Sunday, October 31, 2010

Grammarcide

"Give it to I." "It was a good day for he." Why can't people think this through and use grammar correctly? "It was a good day for he and the other guy" - should be, "it was a good day for *him* and the other guy" - and "give it to Bob or I" - should be, "give it to Bob or me" - please, America, think when you speak. "I" and "he" (and "she") are SUBJECTS, not OBJECTS - they go before a verb, not after a preposition. (With the exception, of course, of the case where a clause is the object of a preposition, such as "It was a good day for I found my true love" - that could, of course, be punctuated like this: "It was a good day, for I found my true love." However, "It was a good day for my true love and I" - no, that's not correct - it should be, "It was a good day for my true love and me" - think it through: you'd say, "It was a good day for her" and "it was a good day for me" - not "she" and "I" in either case here.)

This is becoming more and more prominent in "modern" English. All over the place you'll hear people talking and using subject-form pronouns as objects of a preposition after a conjunction (and, but, or, etc.). Please, stop this tragic slaughtering of the English language. If you are using this incorrect grammar yourself, get help... there are places you can go (e.g., junior colleges), people you can call (I'll be happy to help; feel free to send me a direct tweet ("@kingdad") and I'll do my best to reply swiftly with the correct form of the statement you wish to make, or contact your local English professor). If you find yourself in a situation where someone is performing such awful grammarcide, you have some options:
  1. If you are comfortable with the person, are a risk taker, or don't mind confrontation, you may approach the individual directly. Note that it is recommended that, if the person is in a public speech situation, such as giving a lecture, in a pulpit, or live on the radio or TV, it is highly recommended that you wait until a more private moment to confront the offending individual.
  2. If you are not comfortable with the person, please contact your nearest office of grammatical correction for assistance.
  3. If you are a jerk, blatantly post the offender's offensive speech in a public scenario, such as a web log ("blog") or other media outlet which has an indefinite lifetime.
Regardless, we must rise up and retake our language. English... it's not just for professors anymore!

2 comments:

Dean Lusk said...

Hear, hear!

"If you are using this incorrect grammar yourself, get help..." This is one of my two favorite phrases in the post. The other one is this: "If you are not comfortable with the person, please contact your nearest office of grammatical correction for assistance."

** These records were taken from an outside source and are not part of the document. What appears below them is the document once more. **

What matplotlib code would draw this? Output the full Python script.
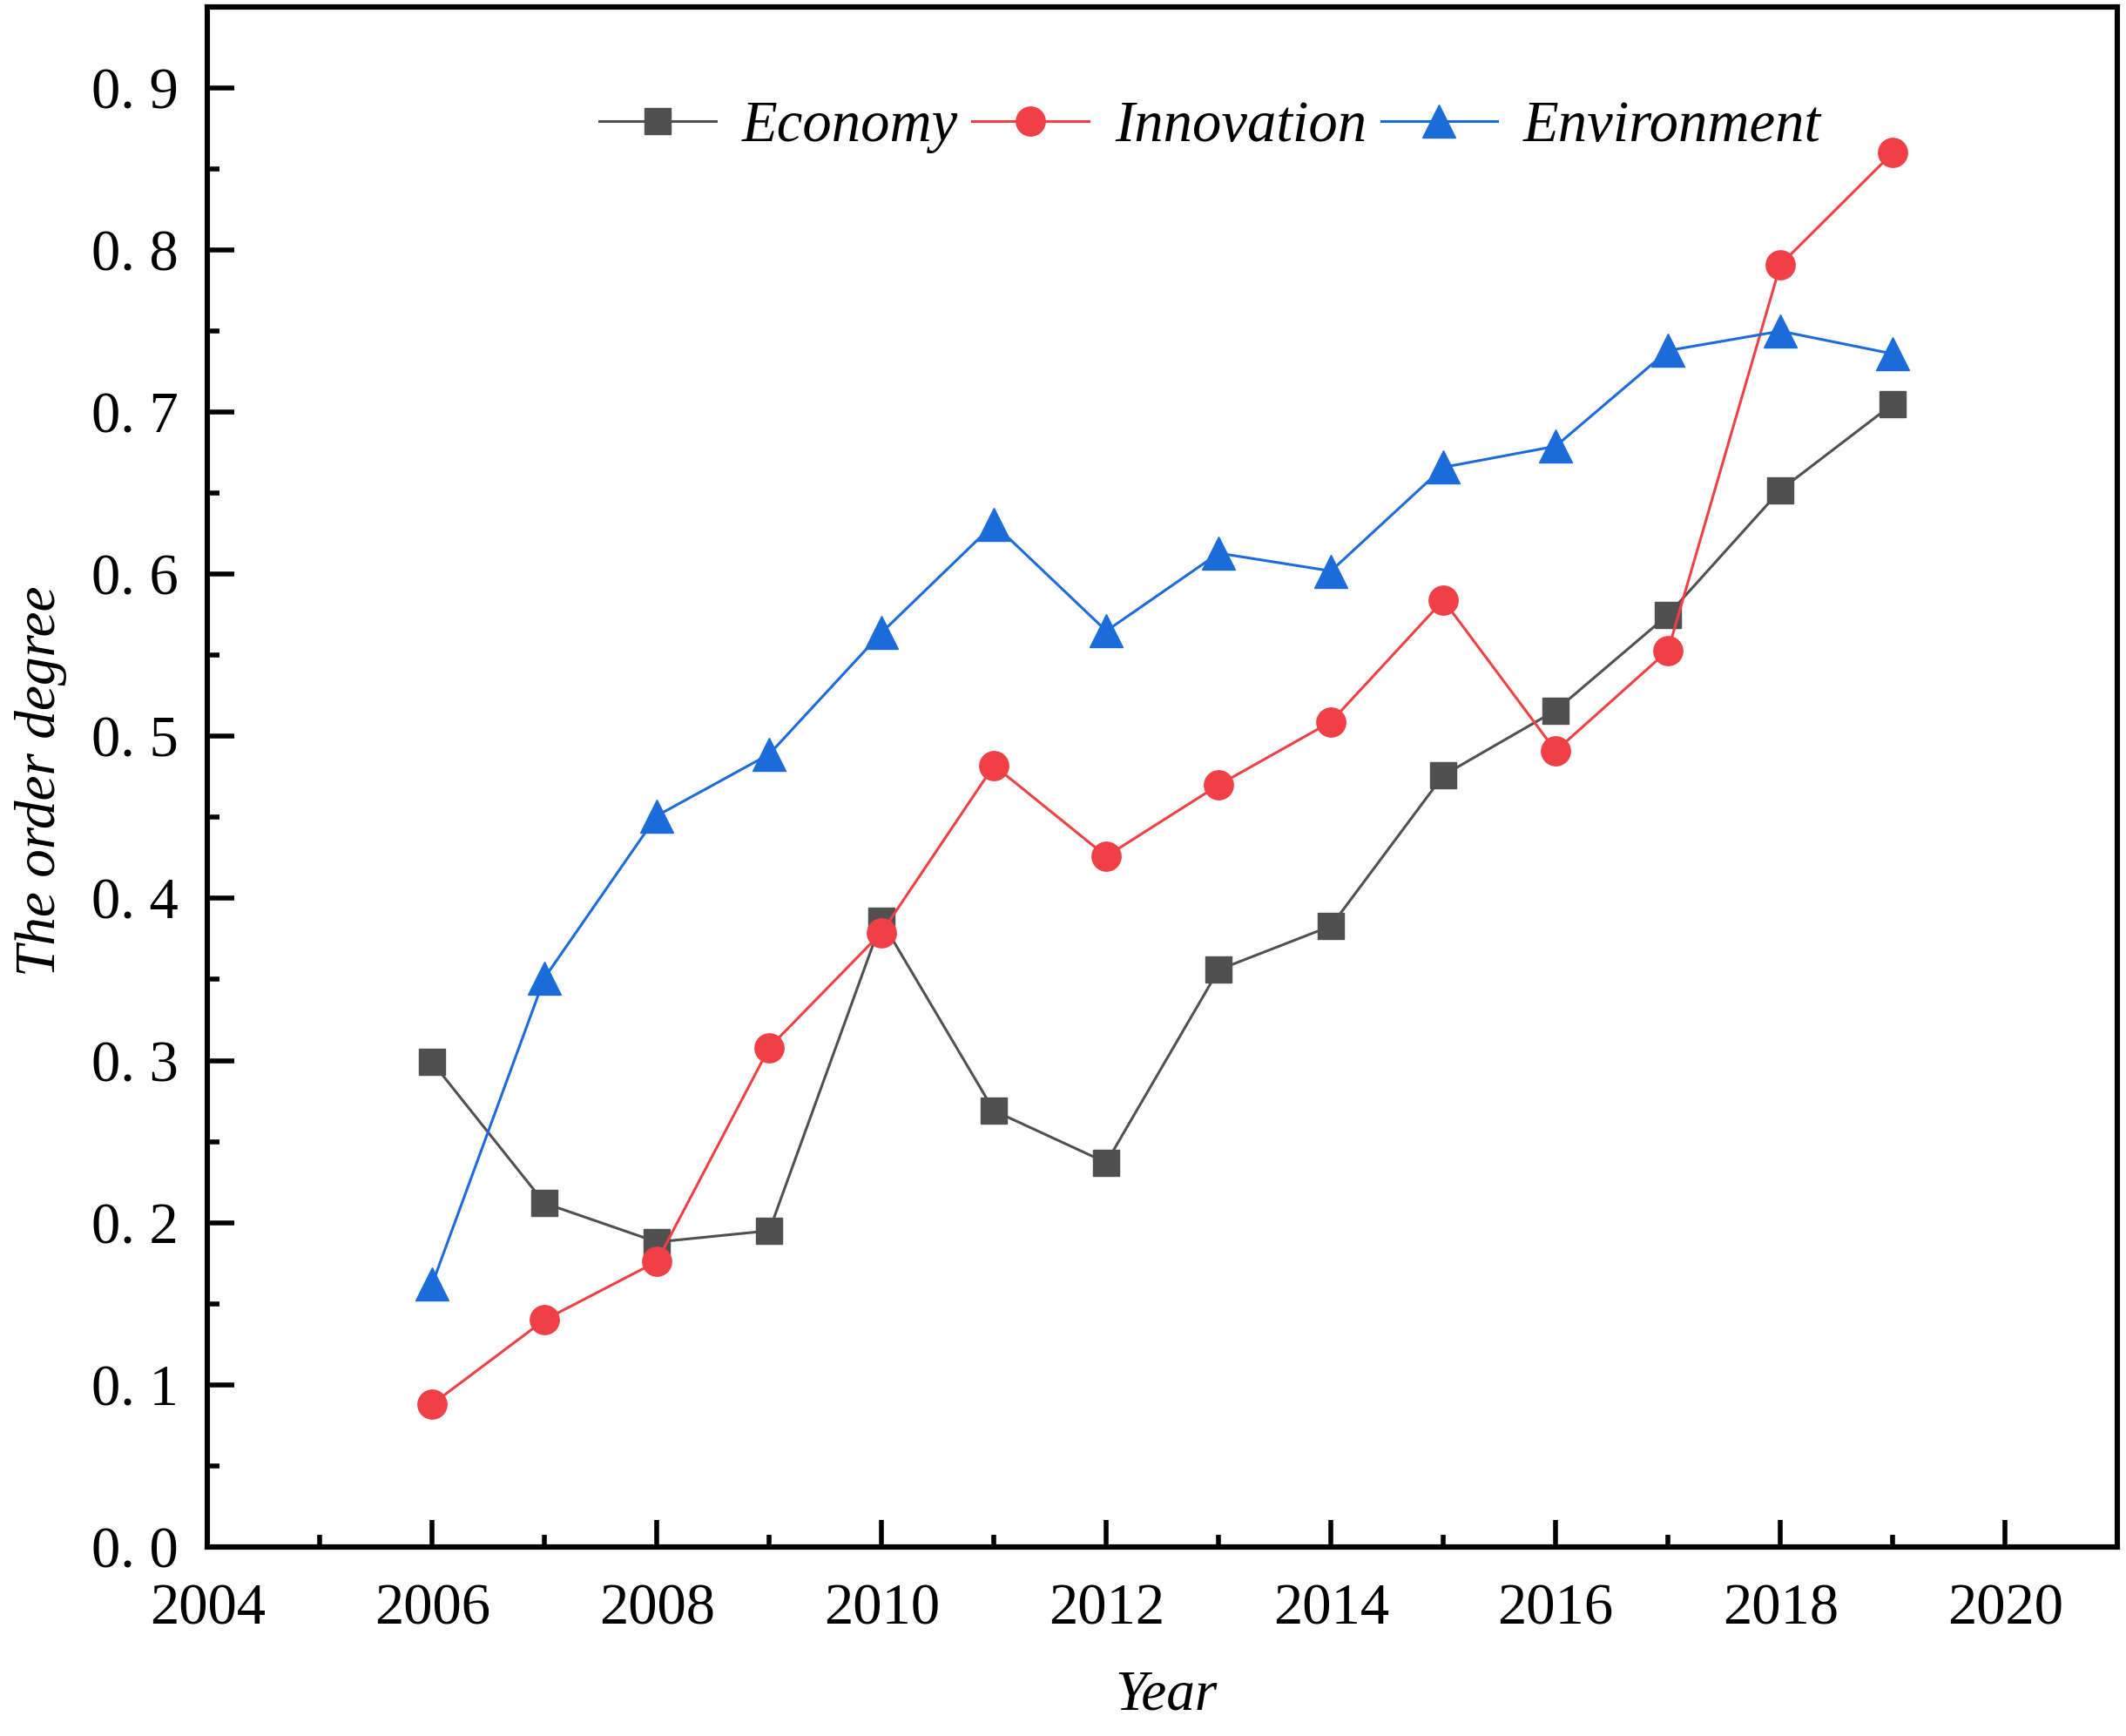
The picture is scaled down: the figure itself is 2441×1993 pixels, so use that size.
import matplotlib
matplotlib.use("Agg")
import matplotlib.pyplot as plt
from matplotlib.ticker import MultipleLocator, FuncFormatter

years = [2006, 2007, 2008, 2009, 2010, 2011, 2012, 2013, 2014, 2015, 2016, 2017, 2018, 2019]
economy = [0.299, 0.212, 0.188, 0.195, 0.386, 0.269, 0.237, 0.356, 0.383, 0.476, 0.516, 0.575, 0.652, 0.705]
innovation = [0.088, 0.140, 0.176, 0.308, 0.379, 0.482, 0.426, 0.470, 0.509, 0.584, 0.491, 0.553, 0.791, 0.860]
environment = [0.162, 0.351, 0.451, 0.489, 0.564, 0.631, 0.565, 0.613, 0.602, 0.666, 0.679, 0.738, 0.750, 0.736]
series_names = ["Economy", "Innovation", "Environment"]
x_ticks = [2004, 2006, 2008, 2010, 2012, 2014, 2016, 2018, 2020]
y_ticks = [0.0, 0.1, 0.2, 0.3, 0.4, 0.5, 0.6, 0.7, 0.8, 0.9]

plt.rcParams['font.family'] = ['Liberation Serif', 'DejaVu Serif']

fig = plt.figure(figsize=(24.41, 19.93), dpi=100)
ax = fig.add_axes([0.0976, 0.109, 0.8984, 0.887])

styles = [
    dict(color='#505050', marker='s', markersize=22),
    dict(color='#F04045', marker='o', markersize=24),
    dict(color='#1C6BDB', marker='^', markersize=27),
]
for vals, name, st in zip([economy, innovation, environment], series_names, styles):
    ax.plot(years, vals, linewidth=2.2, label=name, **st)

ax.set_xlim(2004, 2021)
ax.set_ylim(0, 0.95)
ax.set_xticks(x_ticks)
ax.set_yticks(y_ticks)
ax.xaxis.set_minor_locator(MultipleLocator(1))
ax.yaxis.set_minor_locator(MultipleLocator(0.05))
ax.yaxis.set_major_formatter(FuncFormatter(lambda v, p: ("%.1f" % v).replace('.', '. ')))

for s in ax.spines.values():
    s.set_linewidth(4.4)
ax.tick_params(axis='both', which='major', direction='in', length=22, width=4.0, labelsize=48)
ax.tick_params(axis='both', which='minor', direction='in', length=10, width=4.0)
ax.tick_params(axis='y', which='major', pad=24)
ax.tick_params(axis='x', which='major', pad=30)
ax.tick_params(top=False, right=False, which='both')

ax.set_xlabel("Year", fontsize=47, style='italic')
ax.set_ylabel("The order degree", fontsize=47, style='italic')
ax.xaxis.set_label_coords(0.502, -0.097)
ax.xaxis.label.set_va('center')
ax.yaxis.set_label_coords(-0.0873, 0.497)
ax.yaxis.label.set_va('center')
ax.yaxis.label.set_ha('center')

leg = ax.legend(loc='center', bbox_to_anchor=(0.525, 0.922), ncol=3, frameon=False,
                prop=dict(family='Liberation Serif', style='italic', size=48),
                handlelength=2.0, handletextpad=0.45, columnspacing=0.25, borderpad=0)

fig.savefig("out.png", dpi=100)
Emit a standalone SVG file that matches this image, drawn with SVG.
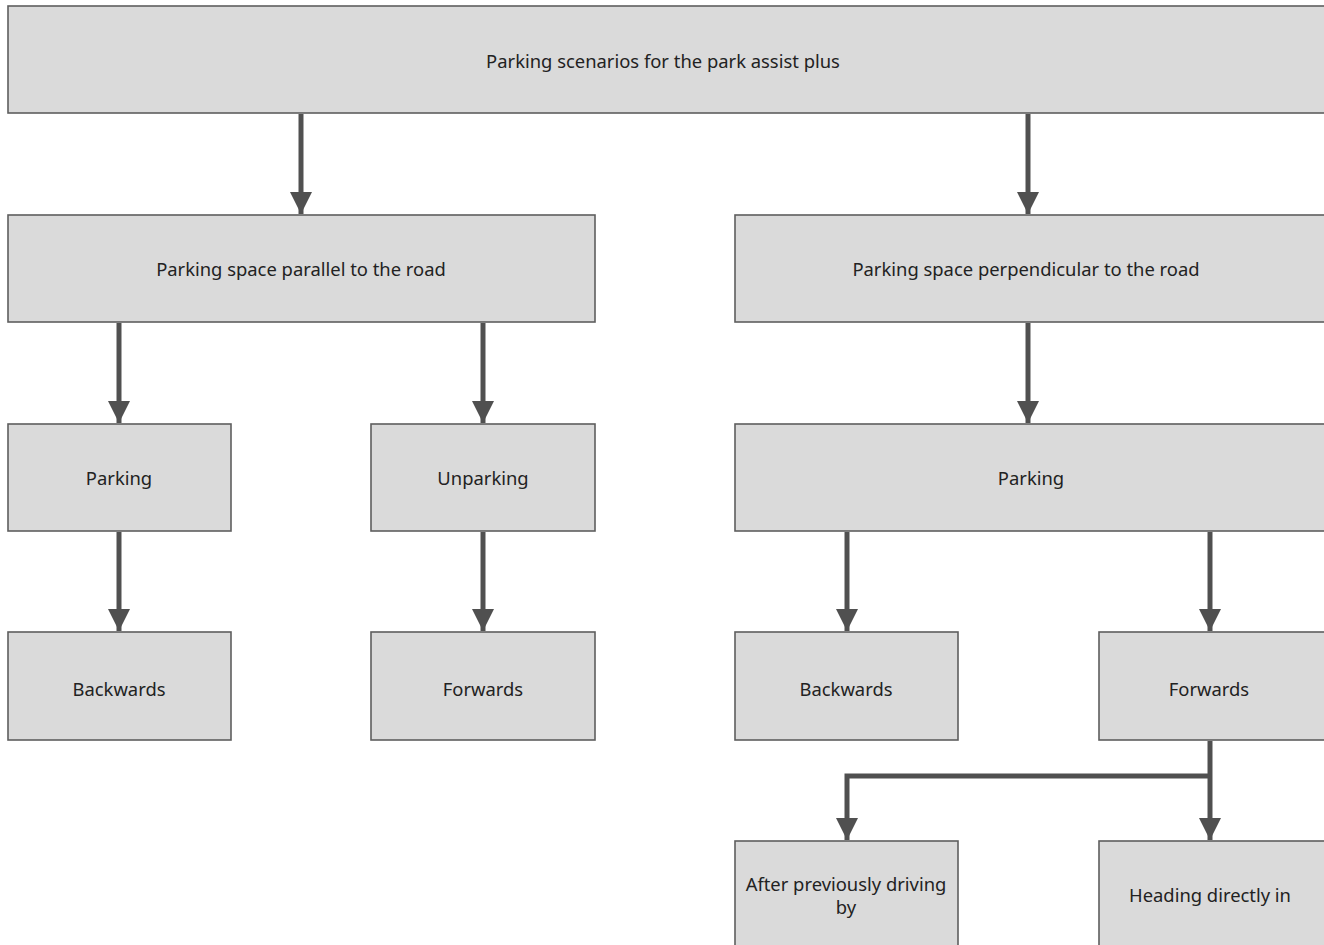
<svg xmlns="http://www.w3.org/2000/svg" width="1324" height="945" viewBox="0 0 1324 945">
<style>
.box{fill:#dadada;stroke:#5e5e5e;stroke-width:1.6}
.lbl{font-family:"Noto Sans","Open Sans",sans-serif;font-size:18.4px;fill:#222222;text-anchor:middle;dominant-baseline:central}
.con{stroke:#505050;stroke-width:5;fill:none}
</style>
<defs>
<marker id="ah" markerUnits="userSpaceOnUse" markerWidth="22" markerHeight="26" refX="22" refY="11" orient="auto">
<path d="M0,0 L22,11 L0,22 Z" fill="#505050"/>
</marker>
</defs>
<rect width="1324" height="945" fill="#ffffff"/>
<g id="connectors">
<line class="con" x1="301" y1="114" x2="301" y2="214" marker-end="url(#ah)"/>
<line class="con" x1="1028" y1="114" x2="1028" y2="214" marker-end="url(#ah)"/>
<line class="con" x1="119" y1="323" x2="119" y2="423" marker-end="url(#ah)"/>
<line class="con" x1="483" y1="323" x2="483" y2="423" marker-end="url(#ah)"/>
<line class="con" x1="1028" y1="323" x2="1028" y2="423" marker-end="url(#ah)"/>
<line class="con" x1="119" y1="532" x2="119" y2="631" marker-end="url(#ah)"/>
<line class="con" x1="483" y1="532" x2="483" y2="631" marker-end="url(#ah)"/>
<line class="con" x1="847" y1="532" x2="847" y2="631" marker-end="url(#ah)"/>
<line class="con" x1="1210" y1="532" x2="1210" y2="631" marker-end="url(#ah)"/>
<line class="con" x1="1210" y1="741" x2="1210" y2="840" marker-end="url(#ah)"/>
<polyline class="con" points="1210,776 847,776 847,840" marker-end="url(#ah)"/>
</g>
<g id="n-root"><rect class="box" x="8" y="6" width="1320" height="107"/><text class="lbl" x="663" y="60">Parking scenarios for the park assist plus</text></g>
<g id="n-parallel"><rect class="box" x="8" y="215" width="587" height="107"/><text class="lbl" x="301" y="268">Parking space parallel to the road</text></g>
<g id="n-perp"><rect class="box" x="735" y="215" width="593" height="107"/><text class="lbl" x="1026" y="268">Parking space perpendicular to the road</text></g>
<g id="n-par-parking"><rect class="box" x="8" y="424" width="223" height="107"/><text class="lbl" x="119" y="477">Parking</text></g>
<g id="n-unparking"><rect class="box" x="371" y="424" width="224" height="107"/><text class="lbl" x="483" y="477">Unparking</text></g>
<g id="n-perp-parking"><rect class="box" x="735" y="424" width="593" height="107"/><text class="lbl" x="1031" y="477">Parking</text></g>
<g id="n-back1"><rect class="box" x="8" y="632" width="223" height="108"/><text class="lbl" x="119" y="688">Backwards</text></g>
<g id="n-fwd1"><rect class="box" x="371" y="632" width="224" height="108"/><text class="lbl" x="483" y="688">Forwards</text></g>
<g id="n-back2"><rect class="box" x="735" y="632" width="223" height="108"/><text class="lbl" x="846" y="688">Backwards</text></g>
<g id="n-fwd2"><rect class="box" x="1099" y="632" width="229" height="108"/><text class="lbl" x="1209" y="688">Forwards</text></g>
<g id="n-after"><rect class="box" x="735" y="841" width="223" height="110"/><text class="lbl" x="846" y="883">After previously driving</text><text class="lbl" x="846" y="906">by</text></g>
<g id="n-heading"><rect class="box" x="1099" y="841" width="229" height="110"/><text class="lbl" x="1210" y="894">Heading directly in</text></g>
</svg>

It doesn't help that grammar is butchered in advertisements and songs (the latter is surely only done using artistic license. I'm positive that songwriters actually know to use "me" in appropriate cases rather than using "I" all the time, right?).

These kinds of things drive grammatical apathy into our heads, in I's opinion.

I'm an offender in some areas, so I'm only casting the smaller-sized stones here. But they're sharp ones. :-)

Christy said...

Yes, Dean, I seem to recall you being perturbed with one of my songs because I went with what sounded better (meaning it rhymed) instead of what was proper. Of course that was probably the very least of the things that perturbed you with my songs. ha! That was a long time ago.

Tony, you know that I agree with you. However, I hate to admit that I have caved on more than one occasion because I didn't want the person I was talking to think I was a snob. Stupid, I know.